We start by importing the Lexicon
class.
from lexicon import Lexicon
We can create a lexicon object, and point it to an ipa file in order to interpret segments as feature sets.
>>> lexicon = Lexicon(ipa_file='../data/ipa.txt')
>>> from lexicon import Lexicon
If we add the first three words from Table 1 in the paper, the UR for the plural affix is the concrete /-lɑr/.
>>> lexicon.add_form(form='buzlɑr', segmentation='buz-lɑr', analysis='Stem-pl')
>>> lexicon.add_form(form='kɯzlɑr', segmentation='kɯz-lɑr', analysis='Stem-pl')
>>> lexicon.add_form(form='eller', segmentation='el-ler', analysis='Stem-pl')
>>> print(lexicon['pl'])
-lɑr
However, if we continue to add the remaning nine words, the surface alternation of the plural affix leads the model to construct the abstract UR /-lAr/. The genetive affix is thus far the concrete /-in/.
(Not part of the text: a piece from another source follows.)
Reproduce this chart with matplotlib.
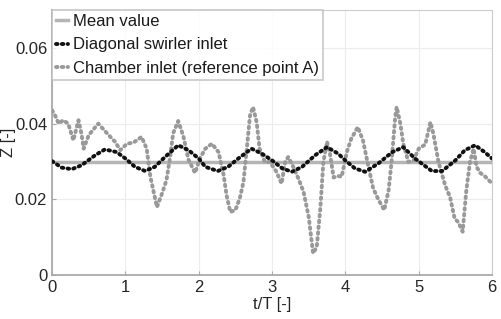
import numpy as np
import matplotlib
matplotlib.use("Agg")
import matplotlib.pyplot as plt

plt.rcParams['font.family'] = ['Liberation Sans', 'DejaVu Sans']

# valor medio
mean_z = 0.0299

# Diagonal swirler inlet
t_diag = [0, 0.13, 0.27, 0.4, 0.59, 0.72, 0.88, 1.0, 1.13, 1.27, 1.4, 1.54, 1.72, 1.86,
          2.0, 2.09, 2.26, 2.4, 2.54, 2.72, 2.86, 3.0, 3.14, 3.27, 3.41, 3.59, 3.75, 3.9,
          4.0, 4.13, 4.27, 4.45, 4.64, 4.79, 4.95, 5.04, 5.18, 5.32, 5.5, 5.63, 5.77, 5.9, 6.0]
z_diag = [0.0301, 0.0284, 0.0280, 0.0290, 0.0317, 0.0332, 0.0325, 0.0308, 0.0286, 0.0275,
          0.0286, 0.0312, 0.0343, 0.0330, 0.0308, 0.0286, 0.0275, 0.0286, 0.0308, 0.0334,
          0.0321, 0.0303, 0.0282, 0.0273, 0.0286, 0.0317, 0.0338, 0.0321, 0.0303, 0.0282,
          0.0273, 0.0295, 0.0325, 0.0338, 0.0308, 0.0295, 0.0275, 0.0275, 0.0303, 0.0330,
          0.0343, 0.0325, 0.0308]

# Chamber inlet (punto A)
t_cham = [0, 0.04, 0.09, 0.15, 0.22, 0.29, 0.36, 0.40, 0.43, 0.5, 0.63, 0.77, 0.86, 0.93,
          1.02, 1.11, 1.22, 1.29, 1.34, 1.43, 1.5, 1.56, 1.61, 1.65, 1.72, 1.79, 1.86, 1.95,
          2.02, 2.09, 2.18, 2.27, 2.34, 2.38, 2.43, 2.5, 2.56, 2.61, 2.66, 2.70, 2.74, 2.79,
          2.83, 2.9, 2.97, 3.06, 3.13, 3.18, 3.22, 3.29, 3.36, 3.43, 3.5, 3.56, 3.61, 3.66,
          3.70, 3.75, 3.79, 3.84, 3.9, 3.95, 4.02, 4.08, 4.17, 4.24, 4.31, 4.38, 4.45, 4.53,
          4.59, 4.63, 4.68, 4.70, 4.75, 4.79, 4.86, 4.93, 5.0, 5.09, 5.16, 5.2, 5.27, 5.36,
          5.43, 5.49, 5.54, 5.60, 5.65, 5.70, 5.75, 5.79, 5.84, 5.91, 6.0]
z_cham = [0.0435, 0.0422, 0.0400, 0.0409, 0.0400, 0.0356, 0.0409, 0.0374, 0.0334, 0.0370,
          0.0400, 0.0370, 0.0352, 0.0330, 0.0347, 0.0350, 0.0365, 0.0334, 0.0260, 0.0180,
          0.0216, 0.0251, 0.0312, 0.0374, 0.0407, 0.0367, 0.0305, 0.0270, 0.0310, 0.0334,
          0.0347, 0.0325, 0.0264, 0.0211, 0.0167, 0.0172, 0.0203, 0.0246, 0.0343, 0.0422,
          0.0444, 0.0404, 0.0334, 0.0299, 0.0299, 0.0273, 0.0242, 0.0299, 0.0312, 0.0286,
          0.0255, 0.0220, 0.0154, 0.0058, 0.0075, 0.0180, 0.0299, 0.0352, 0.0321, 0.0258,
          0.0262, 0.0260, 0.0325, 0.0360, 0.0391, 0.0356, 0.0291, 0.0229, 0.0200, 0.0172,
          0.0224, 0.0299, 0.0417, 0.0444, 0.0400, 0.0347, 0.0299, 0.0303, 0.0334, 0.0345,
          0.0404, 0.0374, 0.0299, 0.0238, 0.0205, 0.0150, 0.0140, 0.0115, 0.0224, 0.0299,
          0.0334, 0.0286, 0.0270, 0.0260, 0.0242]

fig = plt.figure(figsize=(5.01, 3.19), dpi=100)
ax = fig.add_axes([0.104, 0.137, 0.878, 0.832])

ax.plot([0, 6], [mean_z, mean_z], color="#b5b5b5", lw=2.5, label="Mean value", zorder=2)
ax.plot(t_diag, z_diag, color="#111111", lw=2.8, ls=(0, (0.4, 1.1)),
        dash_capstyle="round", label="Diagonal swirler inlet", zorder=4)
ax.plot(t_cham, z_cham, color="#999999", lw=2.8, ls=(0, (0.4, 1.1)),
        dash_capstyle="round", label="Chamber inlet (reference point A)", zorder=3)

ax.set_xlim(0, 6)
ax.set_ylim(0, 0.07)
ax.set_xticks([0, 1, 2, 3, 4, 5, 6])
ax.set_yticks([0, 0.02, 0.04, 0.06])
ax.set_yticklabels(["0", "0.02", "0.04", "0.06"])
ax.tick_params(direction="in", length=3, labelsize=12, colors="#aaaaaa", labelcolor="#262626")
ax.grid(True, color="#ececec", lw=0.8)
for s in ax.spines.values():
    s.set_color("#cccccc")
ax.spines["left"].set_color("#aaaaaa")
ax.spines["bottom"].set_color("#aaaaaa")
ax.spines["left"].set_linewidth(1.3)
ax.spines["bottom"].set_linewidth(1.3)

ax.set_xlabel("t/T [-]", fontsize=12, color="#262626", labelpad=1)
ax.set_ylabel("Z [-]", fontsize=12, color="#262626")
ax.yaxis.set_label_coords(-0.082, 0.5)

leg = ax.legend(loc="upper left", fontsize=12, handlelength=0.7, handletextpad=0.3,
                borderpad=0.25, labelspacing=0.5, borderaxespad=0, fancybox=False)
leg.get_frame().set_edgecolor("#bbbbbb")
leg.get_frame().set_linewidth(1.2)
for txt in leg.get_texts():
    txt.set_color("#1a1a1a")

fig.savefig("out.png", dpi=100)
>>> lexicon.add_form(form='jerlerin', segmentation='jer-ler-in', analysis='Stem-pl-gen')
>>> lexicon.add_form(form='søzler', segmentation='søz-ler', analysis='Stem-pl')
>>> lexicon.add_form(form='dɑllɑrɯn', segmentation='dɑl-lɑr-ɯn', analysis='Stem-pl-gen')
>>> lexicon.add_form(form='sɑplɑr', segmentation='sɑp-lɑr', analysis='Stem-pl')
>>> lexicon.add_form(form='jyzyn', segmentation='jyz-yn', analysis='Stem-gen')
>>> lexicon.add_form(form='iplerin', segmentation='ip-ler-in', analysis='Stem-pl-gen')
>>> print(lexicon['pl'])
-lAr
>>> print(lexicon['gen'])
-in
The model from Belth (2023a) is not yet publically available. When that changes, we will update this repository to include that code.